Friday, March 26, 2010

Celibacy Is The Problem!

The sexual abuse scandals of Europe put Germany center stage last week as several incidents came to light that involve many years of physical and sexual abuse at a boy choir school in Germany operated by the Pope’s brother, who said he had no knowledge of the abuse in the years before he was director, as well as another incident in Germany involving reassigning a molester priest to another parish (where he again molested a child) during the period in which the Pope had been the Archbishop of the diocese in Munich.

Neither the Pope nor his brother are directly involved in the scandal and both claim they had no knowledge of the molesting and abuse, which of course might be true, but which is troublesome because it implies a “see no evil, hear no evil” attitude, which has been precisely the problem the hierarchy of the Catholic Church has with respect to rampant sexual abuse problems which have gone on for decades. When I was a young adult (some 50 years ago) I was aware that there was a hidden sexual abuse problem in the Church in Western New York where I lived at the time (it was quite openly discussed), and I find it incredible that the Catholic hierarchy insists it did not have know what was going on throughout the Church when the rumors were so widespread and that once claims were made against the Church it tried so hard to conceal what was obviously a large and ever increasing problem.

These incidents follow the scandalous story widely-reported ten days ago that a high Vatican official was involved in a prostitution ring that procured young male prostitutes for Church dignitaries.

The Associated Press carried the story earlier this month that the Vatican hierarchy was trying to squelch discussion that the church’s celibacy rule had anything to do with sexual abuse, after “one of the pope’s closest advisers, Vienna archbishop Cardinal Christoph Schoenborn …. called for an honest examination of issues like celibacy and priestly education to root out the origins of sex abuse.” The article reported that leading prelates at the Vatican were strongly denying that celibacy had anything to do with molestation.

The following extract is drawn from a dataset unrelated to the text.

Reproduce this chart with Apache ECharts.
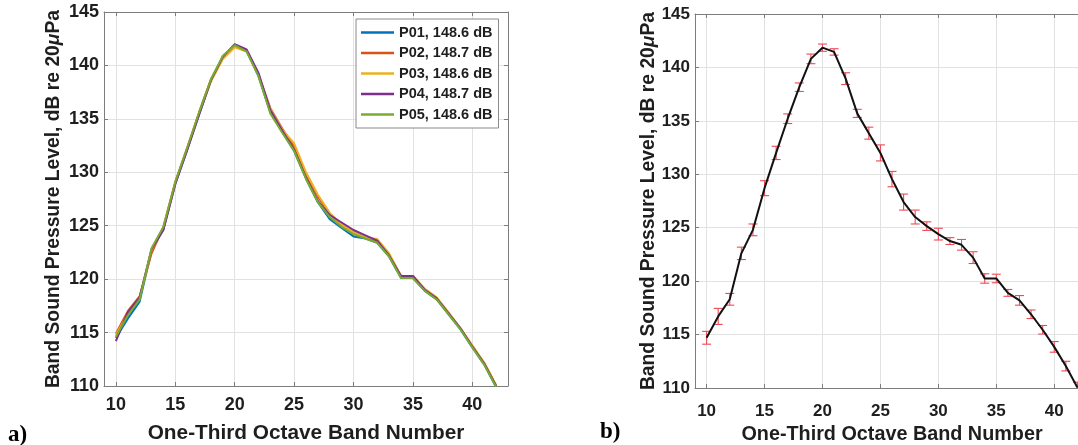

Well, I guess we can agree with the prelates that celibacy does not “cause” pedophilia or ephebephilia or homosexuality. Of course that is not the issue here. Celibacy is not a natural or healthy state and if that is a requirement for entering the priesthood it is obvious that the priesthood and orders will have a large contingent of men with unhealthy sexual needs and behaviors. Social scientists tell us that homosexuality and pedophilia are not related. Pedophilia occurs with both women and men, gay and straight, but there is a higher reported incidence of pedophilia with men than with women, possibly because men may be more inclined to act on their sexual inclinations than women.

That said, to say that there is no relationship between the celibacy rule and the frequency of aberrant sexual behavior among priests is just not credible.

Some have commented that the way for the frequency of sexual abuse by priests to be reduced is to increase the monitoring of priests and to have a zero tolerance policy by the Church hierarchy, but I doubt that will happen and I think it is naïve to suspect that anything will change given the fact that the hierarchy consists of the same sexually repressed males in which this culture of acceptance and cover up has been the model for generations.

Whatever the reason for having a celibate priesthood in the past, it appears that the Church may need to face up to the fact that celibacy may be the least of the difficulties for Catholics. As for any theological reason to maintain celibacy, that seems strained at best. Women played a significant leadership role in the early church but that role was dismissed as irrelevant by those who at a much later time in church history advocated for celibacy. The point is that there is no theological or practical reason to continue the outmoded and unnecessary practice of celibacy in the Church.

http://www.christianhumanist.net/

1 comment:

Karin said...

"...unhealthy sexual needs and behaviors—including homosexuality."

I am surprised that someone with progessive views on so many other topics would promote being gay as "unhealthy". I am of the belief that there are few things as normal and healthy as love and consensual sex between adults.

First, while it may be true that priests, like men in prison, may have sex with other men because that is who they have access to, that does not necessarily make them gay.

Child molestation is completley different than consensual sex between adults. It is a terrible sexual abuse of innocent children. In the case of priests, I suspect part of the issue is that children are often readily available to priests. Also, children are aften intimidated or afaid to tell, which helps priests who are breaking their vows keep their secrets safe.